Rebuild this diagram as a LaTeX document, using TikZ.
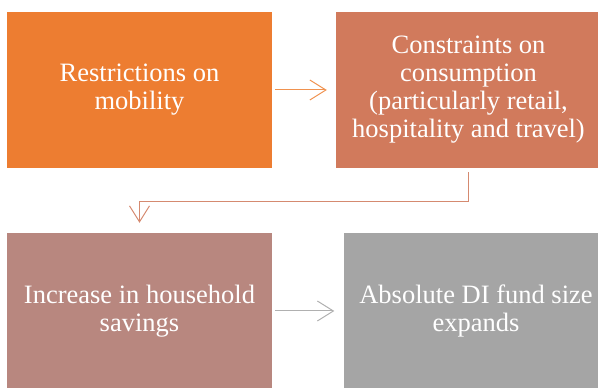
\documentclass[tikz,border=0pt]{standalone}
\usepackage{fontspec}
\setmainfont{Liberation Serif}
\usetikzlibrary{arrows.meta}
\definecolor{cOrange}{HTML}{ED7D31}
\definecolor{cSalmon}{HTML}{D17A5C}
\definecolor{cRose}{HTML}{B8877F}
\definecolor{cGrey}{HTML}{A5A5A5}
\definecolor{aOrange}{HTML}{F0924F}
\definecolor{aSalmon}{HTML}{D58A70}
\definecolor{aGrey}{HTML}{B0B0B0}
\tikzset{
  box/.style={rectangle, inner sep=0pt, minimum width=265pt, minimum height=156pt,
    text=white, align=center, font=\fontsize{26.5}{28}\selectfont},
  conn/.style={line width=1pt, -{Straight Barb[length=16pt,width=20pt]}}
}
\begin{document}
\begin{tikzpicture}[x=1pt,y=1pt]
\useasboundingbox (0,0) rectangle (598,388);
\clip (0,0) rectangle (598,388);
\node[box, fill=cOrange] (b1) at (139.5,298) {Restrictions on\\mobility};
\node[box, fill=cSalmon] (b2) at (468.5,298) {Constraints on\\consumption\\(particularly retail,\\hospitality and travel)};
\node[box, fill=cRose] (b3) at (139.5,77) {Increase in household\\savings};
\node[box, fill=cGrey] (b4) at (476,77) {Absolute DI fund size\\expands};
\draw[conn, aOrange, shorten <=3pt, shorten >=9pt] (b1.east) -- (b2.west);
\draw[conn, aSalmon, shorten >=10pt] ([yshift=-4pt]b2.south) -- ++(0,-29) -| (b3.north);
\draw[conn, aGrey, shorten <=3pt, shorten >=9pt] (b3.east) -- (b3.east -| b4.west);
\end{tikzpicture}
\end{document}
--
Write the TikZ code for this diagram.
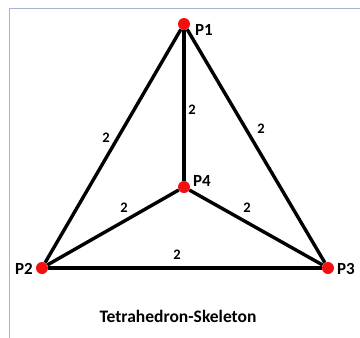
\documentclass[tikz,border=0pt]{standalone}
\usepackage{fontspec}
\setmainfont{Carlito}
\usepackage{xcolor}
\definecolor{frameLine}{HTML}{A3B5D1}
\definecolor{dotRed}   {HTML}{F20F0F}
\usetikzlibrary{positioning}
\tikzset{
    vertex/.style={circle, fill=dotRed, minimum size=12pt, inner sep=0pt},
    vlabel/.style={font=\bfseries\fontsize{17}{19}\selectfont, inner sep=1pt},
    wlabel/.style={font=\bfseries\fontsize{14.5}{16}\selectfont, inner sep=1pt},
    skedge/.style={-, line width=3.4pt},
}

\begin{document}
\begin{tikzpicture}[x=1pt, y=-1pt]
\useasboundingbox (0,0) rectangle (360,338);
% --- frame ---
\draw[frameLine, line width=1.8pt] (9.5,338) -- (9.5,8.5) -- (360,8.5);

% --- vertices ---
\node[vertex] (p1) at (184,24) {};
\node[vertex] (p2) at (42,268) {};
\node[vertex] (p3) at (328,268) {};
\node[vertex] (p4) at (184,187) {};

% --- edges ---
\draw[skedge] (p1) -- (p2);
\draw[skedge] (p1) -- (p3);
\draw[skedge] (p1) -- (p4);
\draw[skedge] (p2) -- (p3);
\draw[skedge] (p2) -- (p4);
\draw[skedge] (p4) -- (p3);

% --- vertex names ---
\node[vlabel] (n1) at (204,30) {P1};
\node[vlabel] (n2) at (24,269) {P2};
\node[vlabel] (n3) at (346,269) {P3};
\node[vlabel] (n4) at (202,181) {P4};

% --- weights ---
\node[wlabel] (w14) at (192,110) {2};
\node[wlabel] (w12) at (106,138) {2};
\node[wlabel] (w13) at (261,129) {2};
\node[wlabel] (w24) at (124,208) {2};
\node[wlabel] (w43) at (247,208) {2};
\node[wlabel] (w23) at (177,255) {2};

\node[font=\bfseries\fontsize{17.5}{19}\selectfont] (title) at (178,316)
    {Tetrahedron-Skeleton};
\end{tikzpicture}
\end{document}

**Problem details**
Begin at the line containing "Write the TikZ code for this diagram.", end at the line containing "(p4) at (184,187)", and copy those lines word for word, both included. Skip pictures.

**Task result**
Write the TikZ code for this diagram.
\documentclass[tikz,border=0pt]{standalone}
\usepackage{fontspec}
\setmainfont{Carlito}
\usepackage{xcolor}
\definecolor{frameLine}{HTML}{A3B5D1}
\definecolor{dotRed}   {HTML}{F20F0F}
\usetikzlibrary{positioning}
\tikzset{
    vertex/.style={circle, fill=dotRed, minimum size=12pt, inner sep=0pt},
    vlabel/.style={font=\bfseries\fontsize{17}{19}\selectfont, inner sep=1pt},
    wlabel/.style={font=\bfseries\fontsize{14.5}{16}\selectfont, inner sep=1pt},
    skedge/.style={-, line width=3.4pt},
}

\begin{document}
\begin{tikzpicture}[x=1pt, y=-1pt]
\useasboundingbox (0,0) rectangle (360,338);
% --- frame ---
\draw[frameLine, line width=1.8pt] (9.5,338) -- (9.5,8.5) -- (360,8.5);

% --- vertices ---
\node[vertex] (p1) at (184,24) {};
\node[vertex] (p2) at (42,268) {};
\node[vertex] (p3) at (328,268) {};
\node[vertex] (p4) at (184,187) {};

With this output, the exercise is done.